There is, unfortunately, not a lot a buyer can do in this instance to try to force a seller to complete. However, a buyer does have the below options.
Make a Higher Offer
A seller might pull out of a sale if they receive a higher offer from another buyer, even if they have already accepted your offer. This is known as gazumping, and it’s a legal practice. The only situation where gazumping is not legal is if you have an agreement with the seller that they will not consider any other offers during a set period before contracts are exchanged – in that instance, you can sue the seller for breach of contract if they gazump you.
If you do not have this type of agreement and you still want to purchase the house, you will have to make a higher offer. The seller will not be under obligation to accept your higher offer but may be inclined to do so to maximise their profit and also save time going through the conveyancing process again with a new buyer.
You should be careful about how high an offer you want to make though – you should consider what the house is really worth and also whether you will still be able to secure a mortgage at this higher price.

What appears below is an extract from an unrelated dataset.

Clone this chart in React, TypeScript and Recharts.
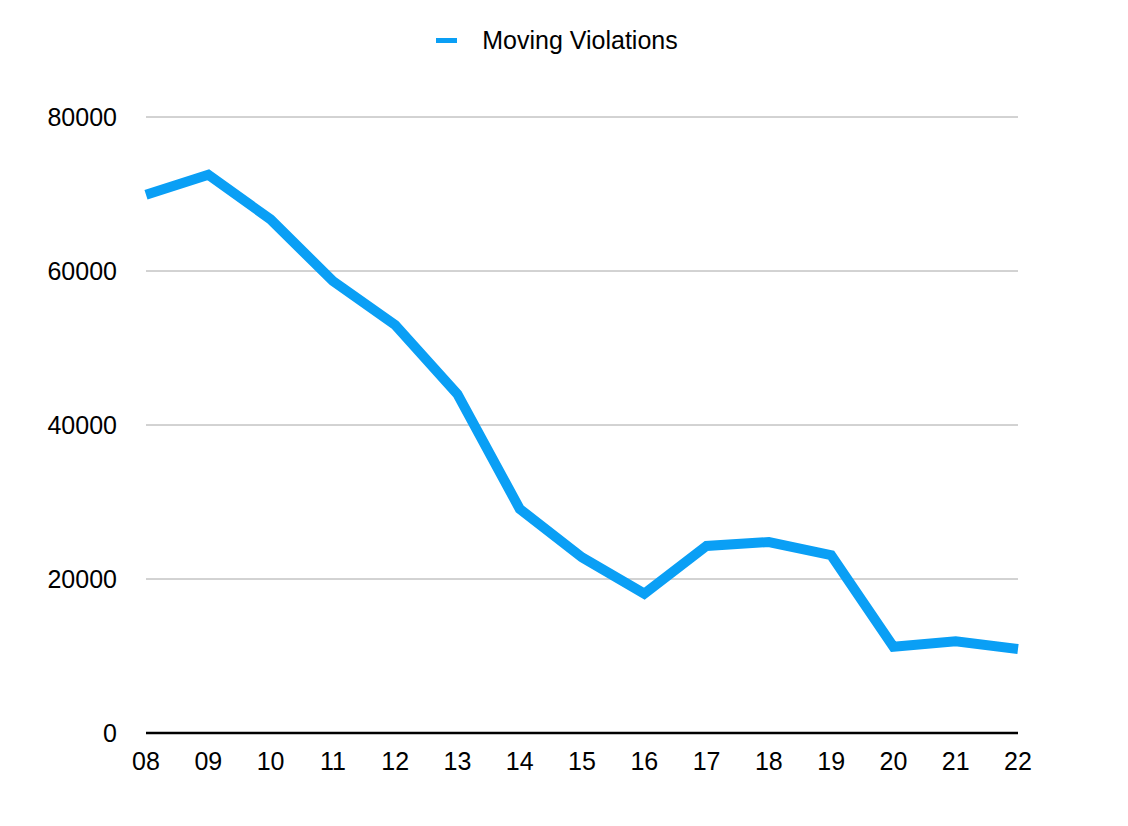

If a seller pulls out of a sale after you have already paid for surveys and solicitors, you can request that they reimburse you for your lost money. The seller has no obligation to repay the costs and you will have no legal place to pursue it, however, there has been situations where the seller feels bad about pulling out and will cover the buyer’s fees.
Find an Alternative Property
The best option when buying a property is to have alternative properties as back-ups in case a sale does fall through. You should think about what made your first-choice property so attractive and look for other properties with similar features or in the same area. Whilst it is unfortunate when a sale falls through, many people go on to find an even better property that they are very happy with.
What to Do When the Seller Pulls Out After Contracts Are Exchanged
Pulling out of a sale after contracts have been exchanged will mean the contract has been breached and the party who has pulled out could face severe penalties. There is a formal process for what to do if this happens.
Serve a Notice to Complete
If the seller pulls out of the sale after contracts have been exchanged, the buyer can issue a ‘Notice to Complete’. This is a legal notice that gives the seller ten days to complete the sale. During this period, the buyer is able to claim a daily rate of interest from the seller for the notice to complete.
If the sale does not go ahead after this grace period, the buyer will be able to sue the seller for breach of contract and to cover any financial losses. Any documents that the buyer has that will need to be returned will be done so at the seller’s expense and the buyer’s deposit will have to be returned to them.